The primi I ordered was a spaghettini with lobster and chives. It was served in a light tomato based sauce and the pasta was cooked perfectly. I can't remember if the tomato sauce was mentioned. Very generous serving of tender, sweet lobster, and more pasta than I expected, especially considering the price point of $26. I'm used to paying more for much less. And I was surprised by the serving size. It was a good dish, although it didn't wow me. It was what I'd expect from a high quality, traditional Italian restaurant. I would order something else if I return again.
I tried a bite of the saffron Panna Cotta- it was ok, it was novel, but I guess I don't like saffron in dessert. I feel like its taste belongs in paella, not panna cotta.The bite of the hazelnut and chocolate was rich- but I'm glad I didn' t order any of the dessets. I was amused that they served a marscarpone and maple dessert (Canadian! or Vermontian! not Italian!).
I finished my meal with an espresso, and the tiny baci (which I really liked), amaretti and biscotti.
Overall, I was happy I tried Babbo, and I think I would return if someone wanted to give it a try. It's certainly better than most Italian restaurants I've visited in New York.

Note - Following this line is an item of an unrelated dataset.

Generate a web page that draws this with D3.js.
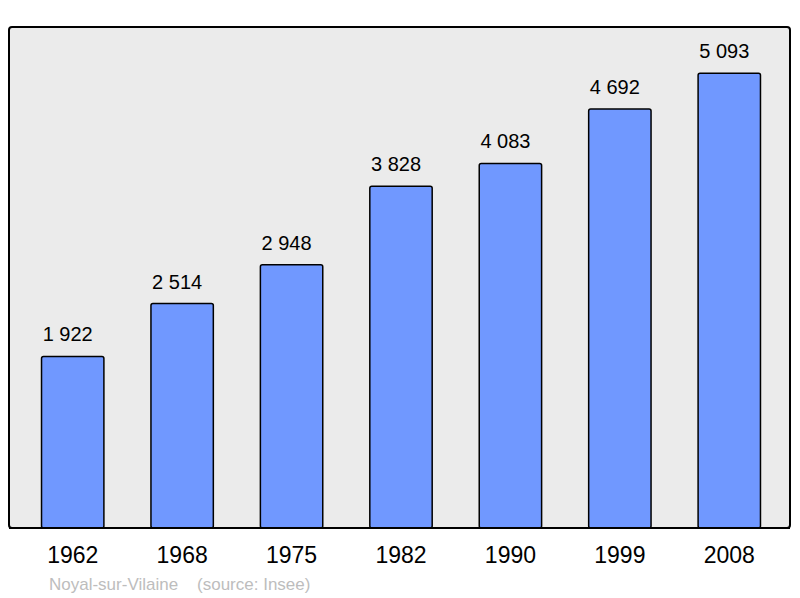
<!DOCTYPE html>
<html>
<head>
<meta charset="utf-8">
<script src="https://cdn.jsdelivr.net/npm/d3@7"></script>
<style>
  body { margin: 0; background: #fff; }
  text { font-family: "Liberation Sans", Arial, sans-serif; }
</style>
</head>
<body>
<div id="chart"></div>
<script>
const years = ["1962", "1968", "1975", "1982", "1990", "1999", "2008"]
const population = [1922, 2514, 2948, 3828, 4083, 4692, 5093]
const valueLabels = ["1 922", "2 514", "2 948", "3 828", "4 083", "4 692", "5 093"]
const footer = "Noyal-sur-Vilaine\u00a0\u00a0\u00a0\u00a0(source: Insee)"

const WIDTH = 800
const HEIGHT = 598

const data = years.map((y, i) => ({ year: y, value: population[i], label: valueLabels[i] }))

const svg = d3.select("#chart")
  .append("svg")
  .attr("width", WIDTH)
  .attr("height", HEIGHT)

// plot frame
svg.append("rect")
  .attr("x", 9)
  .attr("y", 27)
  .attr("width", 781)
  .attr("height", 501)
  .attr("rx", 3)
  .attr("fill", "#ebebeb")
  .attr("stroke", "#000")
  .attr("stroke-width", 2)

const x = d3.scaleBand()
  .domain(years)
  .range([18, 784])
  .paddingInner(0.43)
  .paddingOuter(0.215)

const y = d3.scaleLinear()
  .domain([0, 5600])
  .range([528, 28])

svg.selectAll("rect.bar")
  .data(data)
  .enter().append("rect")
  .attr("class", "bar")
  .attr("x", d => x(d.year))
  .attr("y", d => y(d.value))
  .attr("width", x.bandwidth())
  .attr("height", d => y(0) - y(d.value))
  .attr("rx", 2)
  .attr("fill", "#7098ff")
  .attr("stroke", "#000")
  .attr("stroke-width", 1.5)

// value labels above bars
svg.selectAll("text.value")
  .data(data)
  .enter().append("text")
  .attr("class", "value")
  .attr("x", d => x(d.year) + x.bandwidth() / 2 - 5)
  .attr("y", d => y(d.value) - 15)
  .attr("text-anchor", "middle")
  .attr("font-size", 20)
  .attr("fill", "#000")
  .text(d => d.label)

// bottom frame line redrawn over bar bottoms
svg.append("line")
  .attr("x1", 9).attr("x2", 790)
  .attr("y1", 528).attr("y2", 528)
  .attr("stroke", "#000")
  .attr("stroke-width", 2)

// year labels
const xAxis = svg.append("g")
  .attr("transform", "translate(0,528)")
  .call(d3.axisBottom(x).tickSize(0).tickPadding(19))
xAxis.select(".domain").remove()
xAxis.selectAll("text")
  .attr("font-size", 23)
  .attr("font-family", "Liberation Sans, Arial, sans-serif")
  .attr("fill", "#000")

svg.append("text")
  .attr("x", 49)
  .attr("y", 590)
  .attr("font-size", 17)
  .attr("fill", "#bdbdbd")
  .text(footer)
</script>
</body>
</html>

Keens was definitely not a good choice - but I remember Four Seasons wanting to stay in Manhattan. Prime rib was seriously oversized and pretty bland, and the porterhouse simply not up to the standards of Peter Luger or even other Manhattan steakhouses like Ben and Jack's and Wolfgang's.
Yes, I was disappointed with the steak at Keens. I don't know if it is because I have not acquired the taste bud of NY style steak, but found the Prime Rib and T-bone steak too dry and not juicy enough for me even though the flavor is rich. I just prefer the steaks in LA where I tried the Prime Rib at Lawry's, the Porterhouse at Morton's and Ribeye steak at Ruth Chris. Maybe I should have gone to Luger, like what you wrote.